病室は4人部屋でカーテンに仕切られている消灯時間、皆静かに休んでいました。
シャーッ。
突然、カーテンが開きました。
点滴交換に来た看護師かと思いましたが、無言で立つ人。部屋は暗くて誰か分からない。ベッドの脇に置いていた僕のペットボトルを黙って手に取る。
どうやら看護師ではないようだけど、この人は誰なのか。まったく分からないまま、暗闇に立つ人を僕は寝ながら眺めてました。
「どうされましたか?」
ようやく僕は声を出せました。
その人は何も言わず、ペットボトルを持って部屋を出ていきました。
看護師ではないと確信した僕は、ようやくナースコールボタンを押しました。
かけつけた看護師さんたち。
「知らない人が僕のペットボトルを持っていきました」
慌てた看護師さんたち。
どうやら、隣の部屋の患者さんのようでした。
戻ってきたペットボトル。その患者さんが飲んだかもしれないと思うと、飲みたくありませんでしたが、麻酔で起き上がれない自分にとって飲み物はそれしかなく、仕方なくそれを飲んで夜を過ごしました。

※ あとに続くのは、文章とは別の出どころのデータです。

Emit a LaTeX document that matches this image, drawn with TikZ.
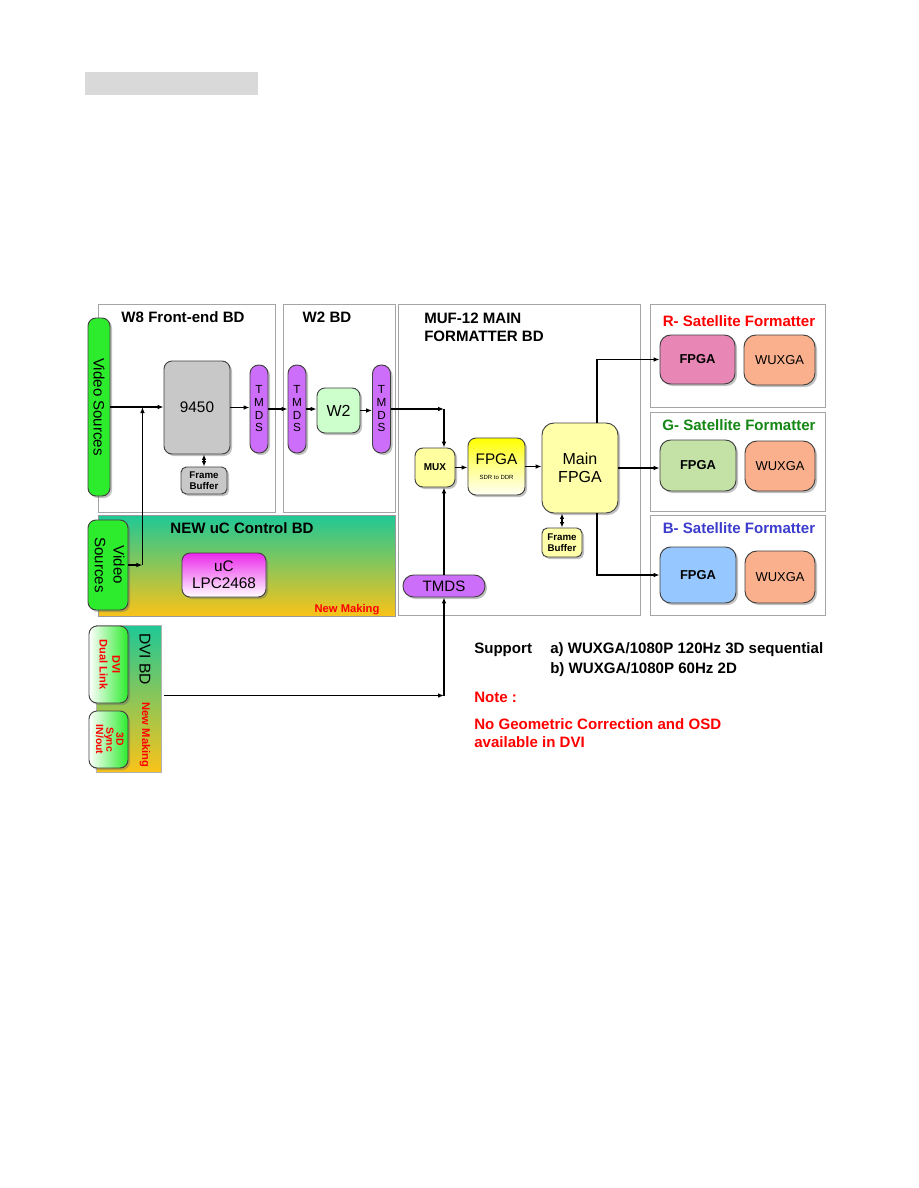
\documentclass[tikz,border=0pt]{standalone}
\usepackage{fontspec}
\setmainfont{Liberation Sans}
\usepackage{xcolor}
\usetikzlibrary{arrows.meta,positioning,calc,shadows}

\definecolor{vgreen}{RGB}{45,235,45}
\definecolor{chipgray}{RGB}{200,200,200}
\definecolor{tmdsviolet}{RGB}{205,110,250}
\definecolor{wtwo}{RGB}{204,255,204}
\definecolor{paleyellow}{RGB}{255,255,160}
\definecolor{mainyellow}{RGB}{255,255,170}
\definecolor{fpgared}{RGB}{232,135,182}
\definecolor{fpgagreen}{RGB}{196,226,165}
\definecolor{fpgablue}{RGB}{150,200,255}
\definecolor{wuxsalmon}{RGB}{250,176,140}
\definecolor{ucmagenta}{RGB}{235,40,235}
\definecolor{bdteal}{RGB}{30,200,150}
\definecolor{bdyellow}{RGB}{250,195,25}
\definecolor{titlered}{RGB}{255,0,0}
\definecolor{titlegreen}{RGB}{20,135,20}
\definecolor{titleblue}{RGB}{60,60,205}
\definecolor{panelgray}{RGB}{165,165,165}
\definecolor{bargray}{RGB}{217,217,217}

\begin{document}
\begin{tikzpicture}[x=0.75pt,y=-0.75pt,
  panel/.style={draw=panelgray,line width=0.6pt},
  blk/.style={draw=black!75,line width=0.7pt,rounded corners=6pt,align=center,inner sep=1pt,
    drop shadow={shadow xshift=1.5pt,shadow yshift=-1.5pt,opacity=0.4,fill=black!60}},
  pill/.style={blk,fill=tmdsviolet,rounded corners=6.5pt},
  conn/.style={line width=1.2pt,-{Latex[length=4.5pt,width=3.5pt]}},
  twoway/.style={line width=1.2pt,{Latex[length=4pt,width=3.2pt]}-{Latex[length=4pt,width=3.2pt]}},
  bdtitle/.style={font=\bfseries\fontsize{11.3}{13.5}\selectfont,inner sep=0pt}]

% page
\fill[white] (0,0) rectangle (918,1188);
\useasboundingbox (0,0) rectangle (918,1188);

% grey heading bar
\fill[bargray] (85,72) rectangle (258,95);

% board outlines
\draw[panel] (98,304) rectangle (275,512);
\draw[panel] (283,304) rectangle (395,512);
\draw[panel] (398,304) rectangle (640,615);
\draw[panel] (650,304) rectangle (825,407);
\draw[panel] (650,412) rectangle (825,511);
\draw[panel] (650,515) rectangle (825,615);
\shade[top color=bdteal,bottom color=bdyellow,draw=black!40,line width=0.5pt] (98,515) rectangle (395,616);

% board titles
\node[bdtitle] (tw8) at (183,317) {W8 Front-end BD};
\node[bdtitle] (tw2) at (327,317) {W2 BD};
\node[bdtitle,anchor=west,align=left] (tmuf) at (424,327) {MUF-12 MAIN\\FORMATTER BD};
\node[bdtitle,text=titlered] (tr) at (739,321) {R- Satellite Formatter};
\node[bdtitle,text=titlegreen] (tg) at (739,425) {G- Satellite Formatter};
\node[bdtitle,text=titleblue] (tb) at (739,528) {B- Satellite Formatter};
\node[bdtitle] (tuc) at (242,528) {NEW uC Control BD};
\node[font=\bfseries\fontsize{8.4}{10}\selectfont,text=titlered,inner sep=0pt] (newm1) at (347,610) {New Making};

% W8 front-end and W2
\node[blk,fill=vgreen,minimum width=16.5pt,minimum height=133.5pt,font=\fontsize{11.3}{13}\selectfont] (vsrc) at (99,407) {\rotatebox{-90}{Video Sources}};
\node[blk,fill=chipgray,minimum width=49.5pt,minimum height=69.75pt,font=\fontsize{11.5}{13}\selectfont] (ic9450) at (197,407.5) {9450};
\node[blk,fill=chipgray,rounded corners=4pt,minimum width=34.5pt,minimum height=20.25pt,font=\bfseries\fontsize{7.3}{8.5}\selectfont] (fbuf) at (204,480.5) {Frame\\Buffer};
\node[pill,minimum width=13.5pt,minimum height=66pt,font=\fontsize{8.8}{9.5}\selectfont] (tmdsa) at (259,409) {T\\M\\D\\S};
\node[pill,minimum width=13.5pt,minimum height=66pt,font=\fontsize{8.8}{9.5}\selectfont] (tmdsb) at (297,409) {T\\M\\D\\S};
\node[blk,fill=wtwo,minimum width=32.25pt,minimum height=33.75pt,font=\fontsize{12}{14}\selectfont] (wtwo) at (338.5,410.5) {W2};
\node[pill,minimum width=13.5pt,minimum height=66pt,font=\fontsize{8.8}{9.5}\selectfont] (tmdsc) at (381.5,409) {T\\M\\D\\S};

% main formatter
\node[blk,fill=paleyellow,minimum width=30pt,minimum height=29.25pt,font=\bfseries\fontsize{7.5}{9}\selectfont] (mux) at (435,467.5) {MUX};
\node[blk,top color=yellow,bottom color=yellow!4,middle color=yellow!45,minimum width=42.75pt,minimum height=42.75pt] (fpgaconv) at (496.5,466.5) {{\fontsize{11.5}{12}\selectfont FPGA}\\[-1pt]{\fontsize{4.5}{5}\selectfont SDR to DDR}};
\node[blk,fill=mainyellow,rounded corners=9pt,minimum width=57pt,minimum height=67.5pt,font=\fontsize{12}{13.5}\selectfont] (mainfpga) at (580,468) {Main\\FPGA};
\node[blk,fill=mainyellow,rounded corners=4pt,minimum width=30pt,minimum height=21.75pt,font=\bfseries\fontsize{7.3}{8.5}\selectfont] (fbufb) at (562,542.5) {Frame\\Buffer};

% satellite formatters
\node[blk,fill=fpgared,rounded corners=8pt,minimum width=56.25pt,minimum height=36.75pt,font=\bfseries\fontsize{9.7}{11}\selectfont] (fpgar) at (697.5,359.5) {FPGA};
\node[blk,fill=wuxsalmon,rounded corners=9pt,minimum width=53.25pt,minimum height=37.5pt,font=\fontsize{9.7}{11}\selectfont] (wuxr) at (779.5,360) {WUXGA};
\node[blk,fill=fpgagreen,rounded corners=8pt,minimum width=57pt,minimum height=38.25pt,font=\bfseries\fontsize{9.7}{11}\selectfont] (fpgag) at (698,465.5) {FPGA};
\node[blk,fill=wuxsalmon,rounded corners=9pt,minimum width=52.5pt,minimum height=37.5pt,font=\fontsize{9.7}{11}\selectfont] (wuxg) at (780,466) {WUXGA};
\node[blk,fill=fpgablue,rounded corners=8pt,minimum width=57pt,minimum height=42pt,font=\bfseries\fontsize{9.7}{11}\selectfont] (fpgab) at (698,575) {FPGA};
\node[blk,fill=wuxsalmon,rounded corners=9pt,minimum width=52.5pt,minimum height=39pt,font=\fontsize{9.7}{11}\selectfont] (wuxb) at (780,577) {WUXGA};

% uC control board
\node[blk,fill=vgreen,minimum width=30pt,minimum height=67.5pt,font=\fontsize{11.3}{14}\selectfont] (vsrcb) at (108,565) {\rotatebox{-90}{\begin{tabular}{@{}c@{}}Video\\Sources\end{tabular}}};
\node[blk,top color=ucmagenta,bottom color=white,minimum width=63pt,minimum height=33pt,font=\fontsize{11.5}{13}\selectfont] (uc) at (224,575) {uC\\LPC2468};
\node[pill,rounded corners=8pt,minimum width=61.5pt,minimum height=16.5pt,font=\fontsize{11.3}{13}\selectfont] (tmdsin) at (444,586) {TMDS};

% DVI board
\node[draw=black!30,line width=0.4pt,top color=bdteal,bottom color=bdyellow,minimum width=48.75pt,minimum height=110.25pt,inner sep=0pt] (dvibd) at (128.5,698.5) {};
\node[font=\fontsize{11.7}{13}\selectfont,inner sep=0pt] (dvititle) at (145,659) {\rotatebox{-90}{DVI BD}};
\node[font=\bfseries\fontsize{8.4}{10}\selectfont,text=titlered,inner sep=0pt] (newm2) at (145,735) {\rotatebox{-90}{New Making}};
\node[blk,left color=white,right color=vgreen,minimum width=29.25pt,minimum height=57.75pt,font=\bfseries\fontsize{8.3}{9.5}\selectfont,text=titlered] (dvilink) at (108.5,664.5) {\rotatebox{-90}{\begin{tabular}{@{}c@{}}DVI\\Dual Link\end{tabular}}};
\node[blk,left color=white,right color=vgreen,minimum width=29.25pt,minimum height=42.75pt,font=\bfseries\fontsize{7.8}{7}\selectfont,text=titlered] (sync3d) at (108.5,739.5) {\rotatebox{-90}{\begin{tabular}{@{}c@{}}3D\\Sync\\IN/out\end{tabular}}};

% notes
\node[bdtitle,anchor=base west] (support) at (474,653) {Support};
\node[bdtitle,anchor=base west] (suppa) at (550,653) {a) WUXGA/1080P 120Hz 3D sequential};
\node[bdtitle,anchor=base west] (suppb) at (550,673) {b) WUXGA/1080P 60Hz 2D};
\node[bdtitle,anchor=base west,text=titlered] (note) at (474,702) {Note :};
\node[bdtitle,anchor=base west,text=titlered] (notea) at (474,729) {No Geometric Correction and OSD};
\node[bdtitle,anchor=base west,text=titlered] (noteb) at (474,747) {available in DVI};

% video path through W8 and W2
\coordinate (vjoin) at ($(vsrcb.east)+(14,0)$);
\draw[conn] (vsrc.east) -- (vsrc.east -| ic9450.west);
\draw[conn] (vsrcb.east) -- (vjoin);
\draw[conn] (vjoin) -- (vjoin |- vsrc.east);
\draw[conn] (ic9450.east) -- (ic9450.east -| tmdsa.west);
\draw[twoway] (fbuf.north) -- (fbuf.north |- ic9450.south);
\draw[conn] (tmdsa.east) -- (tmdsb.west);
\draw[conn] (tmdsb.east) -- (tmdsb.east -| wtwo.west);
\draw[conn] (wtwo.east) -- (wtwo.east -| tmdsc.west);
\coordinate (muxjoin) at (tmdsc.east -| tmdsin.north);
\draw[conn] (tmdsc.east) -- (muxjoin);
\draw[conn] (muxjoin) -- (muxjoin |- mux.north);

% formatter chain and outputs
\draw[conn] (mux.east) -- (mux.east -| fpgaconv.west);
\draw[conn] (fpgaconv.east) -- (fpgaconv.east -| mainfpga.west);
\draw[twoway] (fbufb.north) -- (fbufb.north |- mainfpga.south);
\coordinate (outtop) at ($(mainfpga.north)+(17,0)$);
\coordinate (outbot) at ($(mainfpga.south)+(17,0)$);
\draw[conn] (outtop) |- (fpgar.west);
\draw[conn] (mainfpga.east) -- (mainfpga.east -| fpgag.west);
\draw[conn] (outbot) |- (fpgab.west);

% DVI and TMDS input
\draw[conn] (tmdsin.north) -- (tmdsin.north |- mux.south);
\coordinate (dviout) at ($(dvibd.east)+(3,-3)$);
\coordinate (dvijoin) at (dviout -| tmdsin.south);
\draw[conn] (dviout) -- (dvijoin);
\draw[conn] (dvijoin) -- (tmdsin.south);
\end{tikzpicture}
\end{document}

後日、似たようなことが続きました。突然、カーテンを開けて入ってくるおばあちゃん。
どうやら隣の部屋で、僕と同じベッド位置に入院しているようです。
少しストレスになった僕は看護師さんに、どうにかなりませんかと相談しました。
「少し忘れっぽいおばあちゃんなんです。何とかしますね」
看護師さんのお返事。
おばあちゃんは、それからナースステーションで車椅子に座り、看護師さんたちに見守られていました。
おばあちゃんの自由な動きを奪ってしまったのかと思うと、申し訳ない気持ちになりました。
果たして言うべきでなかったのか。
病院を退院して半月。時々そのことを考えます。